Bu nedenle, taraflara dava konusu taşınmaza yakın bölgeden, benzer yüzölçümlü ve yakın tarihli satışları bildirmeleri için imkan tanınması, lüzumu halinde resen emsal celbi yoluna gidilmesi ve yeniden oluşturulacak bilirkişi kurulu ile keşif yapılarak rapor alınması ve değerlendirme tarihi olan 2011 yılında dava konusu taşınmaz ile bilirkişi kurulunca emsal kabul edilecek taşınmazların, Arsa Metrekare Rayiç Bedeli Takdir Komisyonu tarafından belirlenen emlak vergisine esas olan m2 değerleri, ilgili belediye başkanlığı emlak vergi dairesinden istenip, dava konusu taşınmazın, emsal taşınmazlara göre üstünlük oranı yönünden bilirkişi kurulu raporu da denetlenerek, sonucuna göre hüküm kurulması gerekirken, taşınmaza, genel deyimlerle ve piyasa rayicinden söz ederek değer biçen geçersiz bilirkişi raporu esas alınarak karar verilmesi, doğru görülmemiştir.” denilmiştir
Mahkemece bozma ilamına uyularak yapılan yargılama sonucu davanın kabulü ile 4.000,00 TL tazminatın davalıdan alınarak davacıya verilmesine, faiz talep edilmediğinden bu hususta karar verilmesine yer olmadığına, fazlaya ilişkin talep ve dava hakkının saklı tutulmasına karar verilmiş, hüküm davalı Hazine vekili tarafından temyiz edilmiştir.

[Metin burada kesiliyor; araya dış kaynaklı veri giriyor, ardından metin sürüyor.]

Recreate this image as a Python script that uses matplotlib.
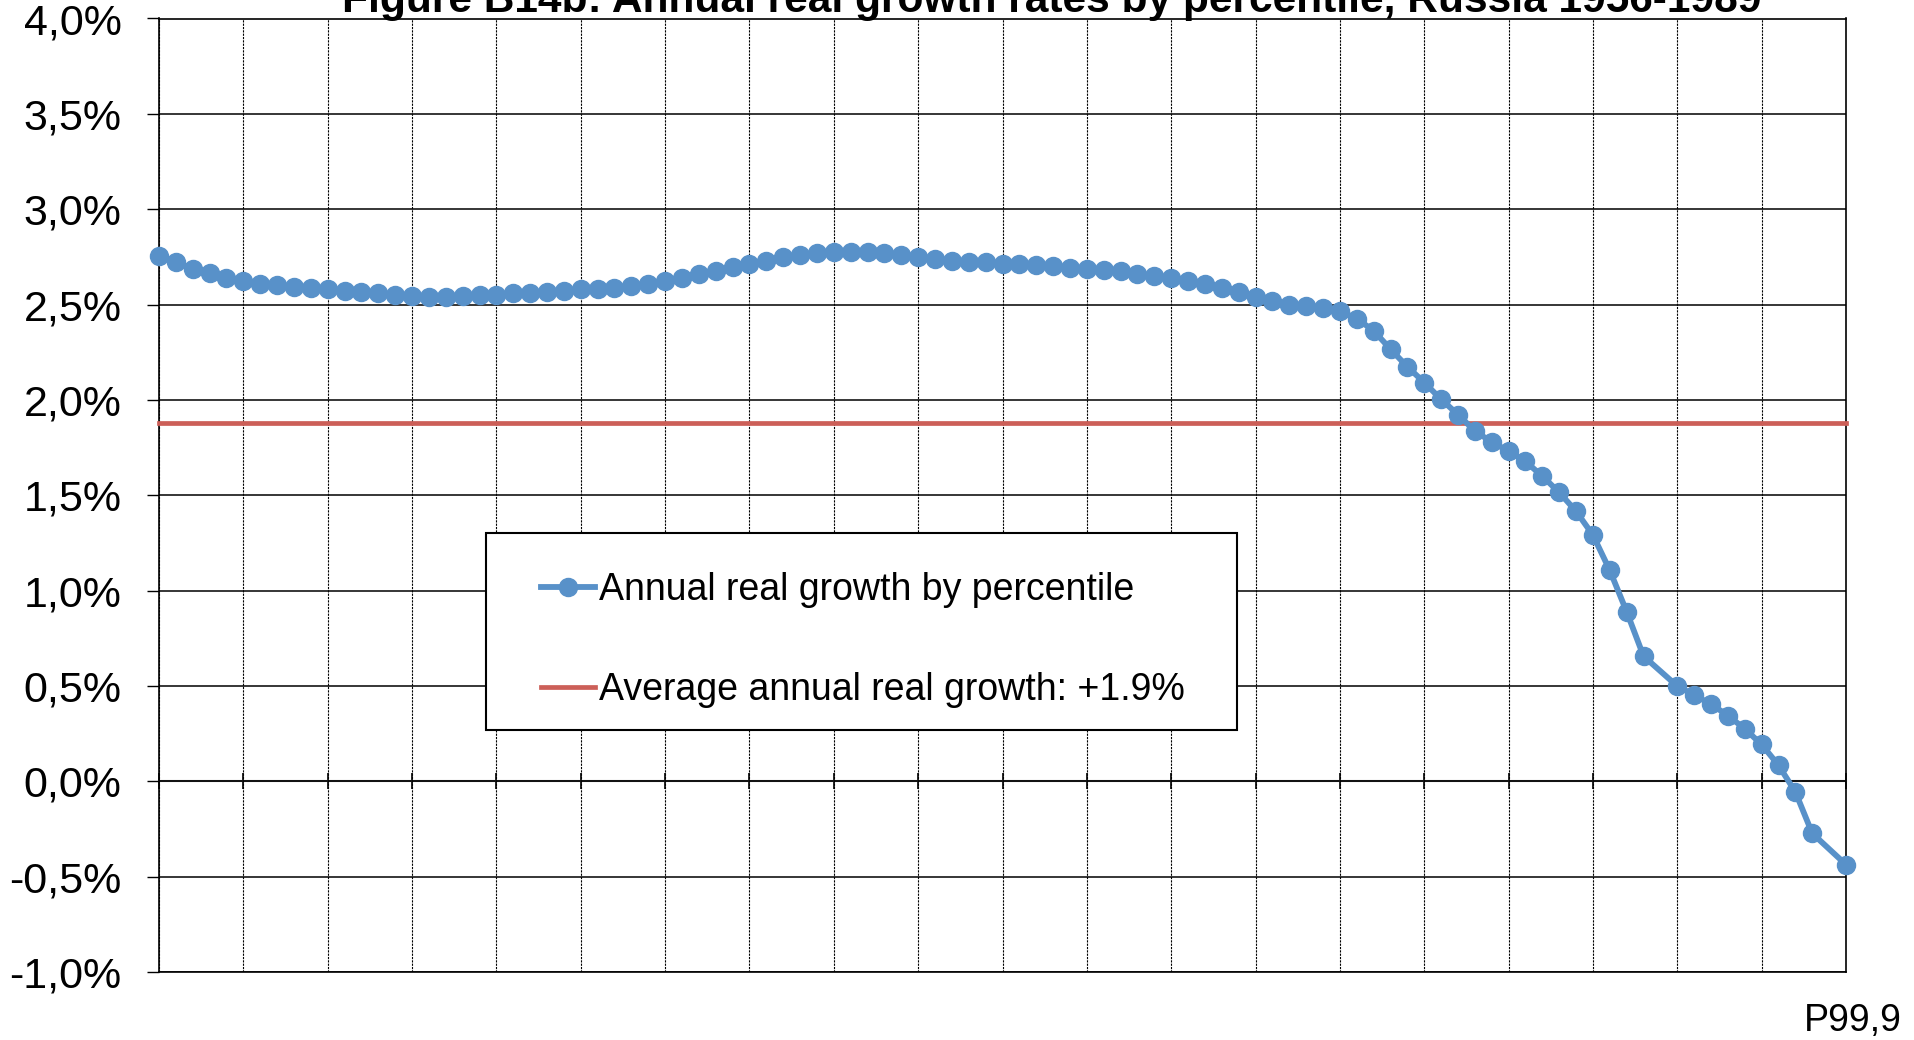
#%% imports
import numpy as np
from matplotlib import pyplot as plt
from matplotlib.patches import Rectangle
from matplotlib.transforms import ScaledTranslation

plt.rcParams['font.family'] = ['Liberation Sans', 'DejaVu Sans']

#%% data (percent, one value per percentile slot, NaN = no point)
percentile_slots = np.arange(101)
growth_by_percentile = [
    2.756, 2.723, 2.687, 2.663, 2.640, 2.623, 2.609, 2.600, 2.593, 2.589,
    2.579, 2.572, 2.566, 2.558, 2.551, 2.544, 2.542, 2.542, 2.544, 2.549,
    2.549, 2.558, 2.563, 2.568, 2.572, 2.579, 2.582, 2.589, 2.598, 2.609,
    2.623, 2.638, 2.659, 2.677, 2.696, 2.714, 2.728, 2.747, 2.761, 2.768,
    2.773, 2.777, 2.775, 2.772, 2.761, 2.751, 2.740, 2.730, 2.724, 2.721,
    2.714, 2.711, 2.705, 2.703, 2.691, 2.687, 2.682, 2.674, 2.659, 2.651,
    2.638, 2.624, 2.609, 2.589, 2.566, 2.542, 2.519, 2.500, 2.493, 2.484,
    2.466, 2.426, 2.363, 2.266, 2.174, 2.091, 2.003, 1.923, 1.837, 1.779,
    1.732, 1.677, 1.600, 1.515, 1.416, 1.291, 1.106, 0.889, 0.656, np.nan,
    0.499, 0.453, 0.404, 0.345, 0.275, 0.193, 0.084, -0.056, -0.273, np.nan,
    -0.437,
]
average_growth = 1.88

y_ticks = [-1.0, -0.5, 0.0, 0.5, 1.0, 1.5, 2.0, 2.5, 3.0, 3.5, 4.0]
y_tick_labels = ['-1,0%', '-0,5%', '0,0%', '0,5%', '1,0%', '1,5%', '2,0%',
                 '2,5%', '3,0%', '3,5%', '4,0%']
x_label_pos = [100]
x_labels = ['P99,9']

title = 'Figure B14b: Annual real growth rates by percentile, Russia 1956-1989'
label_growth = 'Annual real growth by percentile'
label_avg = 'Average annual real growth: +1.9%'

BLUE = '#5891C9'
RED = '#CC5F58'

#%% plot
fig = plt.figure(figsize=(19.14, 10.40), dpi=100)
ax = fig.add_axes([159/1914, 1 - 972/1040, (1846-159)/1914, (972-18.5)/1040])

y = np.array(growth_by_percentile)
ok = ~np.isnan(y)
ax.plot(percentile_slots[ok], y[ok], color=BLUE, lw=4.2, marker='o', ms=13,
        label=label_growth, zorder=4, clip_on=False)
ax.plot(percentile_slots, np.full(len(percentile_slots), average_growth), color=RED,
        lw=3.4, label=label_avg, zorder=3, clip_on=False)

ax.set_xlim(0, 100)
ax.set_ylim(-1.0, 4.0)
ax.set_yticks(y_ticks)
ax.set_yticklabels(y_tick_labels, fontsize=31)
ax.set_xticks(x_label_pos)
ax.set_xticklabels(x_labels, fontsize=27)
ax.set_xticks(np.arange(0, 101, 5), minor=True)
ax.tick_params(axis='y', direction='out', length=9, width=1, pad=18)
ax.tick_params(axis='x', which='both', length=0, pad=22)
# nudge the P99,9 label a little to the right like the original
for lab in ax.get_xticklabels():
    lab.set_transform(lab.get_transform() + ScaledTranslation(0.07, 0, fig.dpi_scale_trans))

ax.grid(axis='y', color='black', lw=1.1, ls='-')
ax.grid(axis='x', which='minor', color='black', lw=0.8, ls=(0, (2, 1)))
ax.set_axisbelow(True)
for s in ax.spines.values():
    s.set_color('black')
    s.set_linewidth(1.2)

# horizontal axis sits at 0% with crossing tick marks
sec = ax.secondary_xaxis(0.2)
sec.set_xticks(np.arange(0, 101, 5))
sec.set_xticklabels([])
sec.tick_params(direction='inout', length=11, width=1.2, color='black')
sec.spines['bottom'].set_color('#555555')
sec.spines['bottom'].set_linewidth(1.5)

# legend box drawn as its own frame (inside the axes so it stacks under the legend)
box = Rectangle((486/1914, 1 - 730/1040), (1237-486)/1914, (730-533)/1040,
                transform=fig.transFigure, facecolor='white', edgecolor='black',
                lw=1.5, zorder=5, clip_on=False)
ax.add_patch(box)
leg = ax.legend(loc='center left', bbox_to_anchor=(541/1914, 1 - 640/1040),
                bbox_transform=fig.transFigure, fontsize=27, frameon=False,
                handlelength=1.45, handletextpad=0.1, borderpad=0,
                labelspacing=1.72, borderaxespad=0)
leg.set_zorder(6)

fig.text(1052/1914, 1 - 12/1040, title, ha='center', va='baseline',
         fontsize=30.6, fontweight='bold')

fig.savefig('out.png', dpi=100)
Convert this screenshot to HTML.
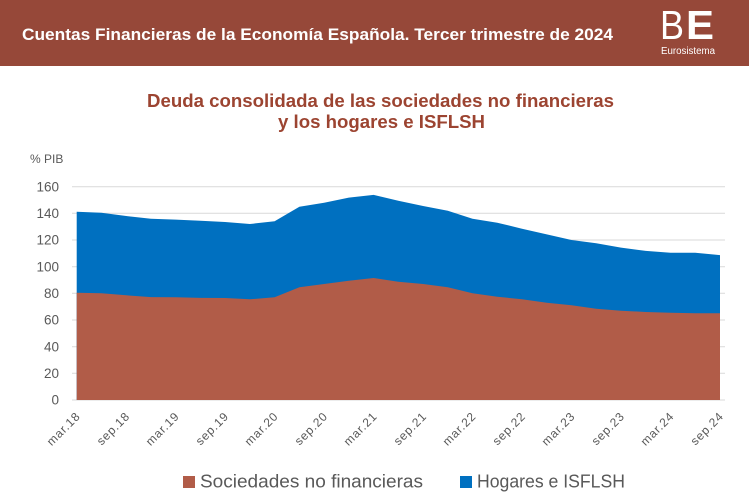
<!DOCTYPE html>
<html>
<head>
<meta charset="utf-8">
<style>
  html,body{margin:0;padding:0;background:#fff;}
  svg{display:block;}
  text{font-family:"Liberation Sans",sans-serif;}
</style>
</head>
<body>
<svg width="749" height="499" viewBox="0 0 749 499" xmlns="http://www.w3.org/2000/svg">
  <!-- Header band -->
  <rect x="0" y="0" width="749" height="66" fill="#964839"/>
  <text x="22" y="40" font-size="16.5" font-weight="bold" fill="#ffffff" textLength="591" lengthAdjust="spacingAndGlyphs">Cuentas Financieras de la Economía Española. Tercer trimestre de 2024</text>
  <!-- Logo -->
  <text x="660" y="39" font-size="41" fill="#ffffff" textLength="24" lengthAdjust="spacingAndGlyphs">B</text>
  <text x="686" y="39" font-size="41" font-weight="bold" fill="#ffffff" textLength="28" lengthAdjust="spacingAndGlyphs">E</text>
  <text x="661" y="54" font-size="10" fill="#ffffff" textLength="54" lengthAdjust="spacingAndGlyphs">Eurosistema</text>

  <!-- Title -->
  <text x="147" y="107" font-size="18.5" font-weight="bold" fill="#9c4431" textLength="467" lengthAdjust="spacingAndGlyphs">Deuda consolidada de las sociedades no financieras</text>
  <text x="278" y="128" font-size="18.5" font-weight="bold" fill="#9c4431" textLength="207" lengthAdjust="spacingAndGlyphs">y los hogares e ISFLSH</text>

  <!-- Y unit -->
  <text x="30" y="163" font-size="12" fill="#595959">% PIB</text>

  <!-- Gridlines -->
  <g stroke="#d9d9d9" stroke-width="1">
    <line x1="72" y1="186.7" x2="725" y2="186.7"/>
    <line x1="72" y1="213.3" x2="725" y2="213.3"/>
    <line x1="72" y1="240" x2="725" y2="240"/>
    <line x1="72" y1="266.7" x2="725" y2="266.7"/>
    <line x1="72" y1="293.3" x2="725" y2="293.3"/>
    <line x1="72" y1="320" x2="725" y2="320"/>
    <line x1="72" y1="346.7" x2="725" y2="346.7"/>
    <line x1="72" y1="373.3" x2="725" y2="373.3"/>
    <line x1="72" y1="400" x2="725" y2="400"/>
  </g>

  <!-- Y tick labels -->
  <g font-size="13.5" fill="#595959" text-anchor="end">
    <text x="59" y="191.5">160</text>
    <text x="59" y="218">140</text>
    <text x="59" y="244.7">120</text>
    <text x="59" y="271.4">100</text>
    <text x="59" y="298">80</text>
    <text x="59" y="324.7">60</text>
    <text x="59" y="351.4">40</text>
    <text x="59" y="378">20</text>
    <text x="59" y="404.7">0</text>
  </g>

  <!-- Blue area (total) -->
  <polygon fill="#0070c0" points="76.7,400 76.7,211.7 101.4,212.7 126.2,216.0 150.9,218.7 175.7,219.6 200.4,220.7 225.1,222.0 249.9,224.0 274.6,221.3 299.4,206.7 324.1,202.7 348.8,197.6 373.6,194.9 398.3,200.7 423.1,206.0 447.8,210.7 472.5,218.7 497.3,222.7 522.0,228.7 546.8,234.4 571.5,240.0 596.2,243.3 621.0,247.6 645.7,250.9 670.5,252.7 695.2,252.7 720.0,255.1 720.0,400"/>
  <!-- Red area -->
  <polygon fill="#b15c48" points="76.7,400 76.7,292.7 101.4,293.3 126.2,295.3 150.9,297.1 175.7,297.3 200.4,297.9 225.1,298.0 249.9,299.3 274.6,297.3 299.4,287.3 324.1,284.0 348.8,280.7 373.6,278.0 398.3,281.7 423.1,284.0 447.8,287.3 472.5,293.3 497.3,296.7 522.0,299.3 546.8,302.7 571.5,305.3 596.2,308.7 621.0,310.7 645.7,312.0 670.5,312.7 695.2,313.3 720.0,313.3 720.0,400"/>

  <!-- X labels -->
  <g font-size="12" fill="#595959" text-anchor="end" letter-spacing="0.8">
    <text transform="translate(81,417) rotate(-45)">mar.18</text>
    <text transform="translate(130.5,417) rotate(-45)">sep.18</text>
    <text transform="translate(180,417) rotate(-45)">mar.19</text>
    <text transform="translate(229.4,417) rotate(-45)">sep.19</text>
    <text transform="translate(278.9,417) rotate(-45)">mar.20</text>
    <text transform="translate(328.4,417) rotate(-45)">sep.20</text>
    <text transform="translate(377.9,417) rotate(-45)">mar.21</text>
    <text transform="translate(427.4,417) rotate(-45)">sep.21</text>
    <text transform="translate(476.8,417) rotate(-45)">mar.22</text>
    <text transform="translate(526.3,417) rotate(-45)">sep.22</text>
    <text transform="translate(575.8,417) rotate(-45)">mar.23</text>
    <text transform="translate(625.3,417) rotate(-45)">sep.23</text>
    <text transform="translate(674.8,417) rotate(-45)">mar.24</text>
    <text transform="translate(724.3,417) rotate(-45)">sep.24</text>
  </g>

  <!-- Legend -->
  <rect x="183" y="476" width="12" height="12" fill="#b15c48"/>
  <text x="200" y="487.5" font-size="18" fill="#595959" textLength="223" lengthAdjust="spacingAndGlyphs">Sociedades no financieras</text>
  <rect x="460" y="476" width="12" height="12" fill="#0070c0"/>
  <text x="477" y="487.5" font-size="18" fill="#595959" textLength="148" lengthAdjust="spacingAndGlyphs">Hogares e ISFLSH</text>
</svg>
</body>
</html>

Dava, TMK"nın 1007. maddesi gereğince tazminat istemine ilişkindir.
Dosyada kapsamından; davacının 1752 ada 9 parsel sayılı taşınmazın 150/38736 hissesini tapu malik..... 12.01.1988 tarihinde satın aldığı, buna ilişkin ... Müdürlüğünce resmi senet düzenlendiği ve karşılığında da davacıya tapu senedi verildiği ancak tapuda tescil işlemleri yapılırken davacının satın aldığı hissenin 1752 ada 9 parsel sayılı taşınmaz yerine yolsuz olarak 998 ada 9 parsel sayılı taşınmaza tescil edildiği, taşınmazın bulunduğu bölgede imar uygulaması yapıldığı, ancak davacının 1752 ada 9 parsel sayalı taşınmazda ismi bulunmadığından kendisine hisse verilmediği, bunu öğrenen davacının imar düzenlemesinde ismi bulunmadığından bu hususun düzeltilmesi davası açtığı, .... Mahkemesinin 2009/866-2010/2344 sayılı kararı ile davanın reddine karar verildiği, bu kararın 08.04.2011 tarihinde kesinleştiği, davacının da bu nedenle zarara uğradığından bahisle 06.04.2011 tarihinde eldeki davayı açtığı anlaşılmıştır.
İncelenen dosya kapsamına, kararın dayandığı gerekçeye ve arsa niteliğindeki taşınmaza emsal karşılaştırması yapılmak suretiyle değer biçilmesinde ve taşınmazın gerçek bedelinin TMK"nın 1007. maddesi gereğince davalı Hazineden tahsiline karar verilmesinde bir isabetsizlik bulunmadığına göre yerinde görülmeyen temyiz itirazlarının reddi ile usûl ve kanuna uygun olan hükmün ONANMASINA, Harçlar Kanununun değişik 13/j maddesi gereğince Hazineden harç alınmasına yer olmadığına 24/10/2019 günü oy birliği ile karar verildi.